From:Dan Sulani <dnsulani@...>
Date:Sunday, May 21, 2000, 10:37
On 21 May, John Cowan wrote:

>I've been asked on another mailing list to collect "dummy names" from >other cultures. In Anglo-America, the names "John Doe" and "Richard Roe" >(and female equivalents with "Jane") are used in the legal system and >elsewhere for people whose names are not known. I have heard that >the name "Alain LaFlamme" is used similarly either in France or in >French Canada (my informant wasn't certain). Are there other such names >elsewhere? Details eagerly solicited.

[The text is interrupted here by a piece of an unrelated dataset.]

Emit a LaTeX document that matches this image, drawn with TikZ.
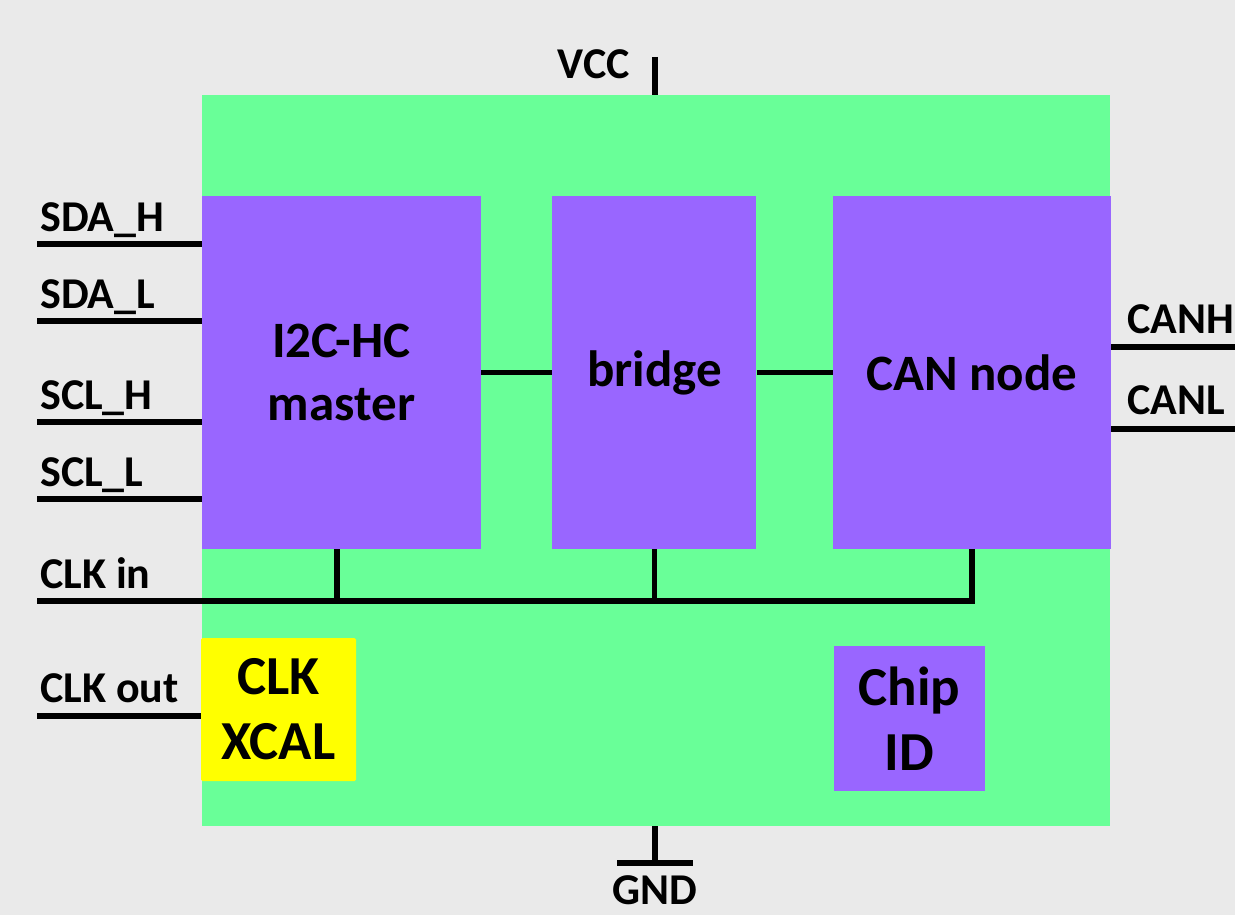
\documentclass[tikz,border=0pt]{standalone}
\usepackage{fontspec}
\setmainfont{Carlito}
\usetikzlibrary{positioning}
\definecolor{chipgreen}{HTML}{69FF98}
\definecolor{blockpurple}{HTML}{9966FF}
\definecolor{xcalyellow}{HTML}{FFFF00}
\definecolor{pagegray}{HTML}{EAEAEA}
\begin{document}
\begin{tikzpicture}[
    x=1pt, y=-1pt,
    node distance=71pt,
    block/.style={rectangle, fill=blockpurple, inner sep=0pt, minimum height=353pt, align=center, font=\fontsize{51}{63}\selectfont\bfseries},
    smallblock/.style={rectangle, inner sep=0pt, align=center, font=\fontsize{55}{65}\selectfont\bfseries},
    wire/.style={line width=5.5pt},
    pinlabel/.style={inner sep=0pt, font=\fontsize{44}{46}\selectfont\bfseries}
]
\fill[pagegray] (0,0) rectangle (1235,915);
\useasboundingbox (0,0) rectangle (1235,915);

% chip and blocks
\node[fill=chipgreen, inner sep=0pt, minimum width=908pt, minimum height=731pt] (chip) at (656,460.5) {};
\node[block, minimum width=279pt] (i2c) at (341.5,372.5) {I2C-HC\\master};
\node[block, minimum width=204pt, right=71pt of i2c] (bridge) {bridge};
\node[block, minimum width=278pt, right=76pt of bridge] (can) {CAN node};
\node[smallblock, fill=xcalyellow, rounded corners=1.5pt, minimum width=155pt, minimum height=143pt] (xcal) at (278.5,709.5) {CLK\\XCAL};
\node[smallblock, fill=blockpurple, minimum width=151pt, minimum height=145pt] (chipid) at (909.5,718.5) {Chip\\ID};

% pin ends
\coordinate (sdah) at (37,244);
\coordinate (sdal) at (37,321);
\coordinate (sclh) at (37,422);
\coordinate (scll) at (37,499);
\coordinate (clkin) at (37,601);
\coordinate (clkout) at (37,716);
\coordinate (canh) at (1235,347);
\coordinate (canl) at (1235,429);
\coordinate (vcc) at (655,57);
\coordinate (gnd) at (655,863);
\coordinate (gndl) at (617,863);
\coordinate (gndr) at (693,863);

% labels
\node[pinlabel, anchor=base west] (sdahlbl) at (40,231) {SDA\_H};
\node[pinlabel, anchor=base west] (sdallbl) at (40,308) {SDA\_L};
\node[pinlabel, anchor=base west] (sclhlbl) at (40,409) {SCL\_H};
\node[pinlabel, anchor=base west] (sclllbl) at (40,486) {SCL\_L};
\node[pinlabel, anchor=base west] (clkinlbl) at (40,588) {CLK in};
\node[pinlabel, anchor=base west] (clkoutlbl) at (40,702) {CLK out};
\node[pinlabel, anchor=base west] (canhlbl) at (1127,333) {CANH};
\node[pinlabel, anchor=base west] (canllbl) at (1127,414) {CANL};
\node[pinlabel, anchor=base east] (vcclbl) at (630,79) {VCC};
\node[pinlabel, anchor=base] (gndlbl) at (655,904) {GND};

% wires
\draw[wire] (sdah) -- (sdah -| i2c.west);
\draw[wire] (sdal) -- (sdal -| i2c.west);
\draw[wire] (sclh) -- (sclh -| i2c.west);
\draw[wire] (scll) -- (scll -| i2c.west);
\draw[wire] (clkout) -- (clkout -| xcal.west);
\draw[wire] (canh) -- (canh -| can.east);
\draw[wire] (canl) -- (canl -| can.east);
\draw[wire] (i2c) -- (bridge);
\draw[wire] (bridge) -- (can);
\draw[wire] (clkin) -- (clkin -| can.south) -- (can.south);
\draw[wire] ([xshift=-4.5pt]i2c.south) -- ([xshift=-4.5pt]i2c.south |- clkin);
\draw[wire] (bridge.south) -- (bridge.south |- clkin);
\draw[wire] (vcc) -- (vcc |- chip.north);
\draw[wire] (gnd |- chip.south) -- (gnd);
\draw[wire] (gndl) -- (gndr);
\end{tikzpicture}
\end{document}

Well, in formal Hebrew, there is the phrase "ploni almoni". I'm not sure of the derivation. ("almoi" probably comes from the root aleph-lamed-mem in it's sense of disappearance. However, if it was originally Hebrew or borrowed, I can't say. ) Anyhow, my daughter informs me that nobody uses this in common speech. The person would more likely to be described with a "he, who..." or "it, which..." construction. In rtemmu, one would say: g`amtr`shkuhlna (= no-name) g`am = no, none (g~ = voiced velar nasal) tr`shkuh = name (r` = [R] ) lna = one's nature Dan Sulani -------------------------------------------------------------------- likehsna rtem zuv tikuhnuh auag inuvuz vaka'a. A word is an awesome thing.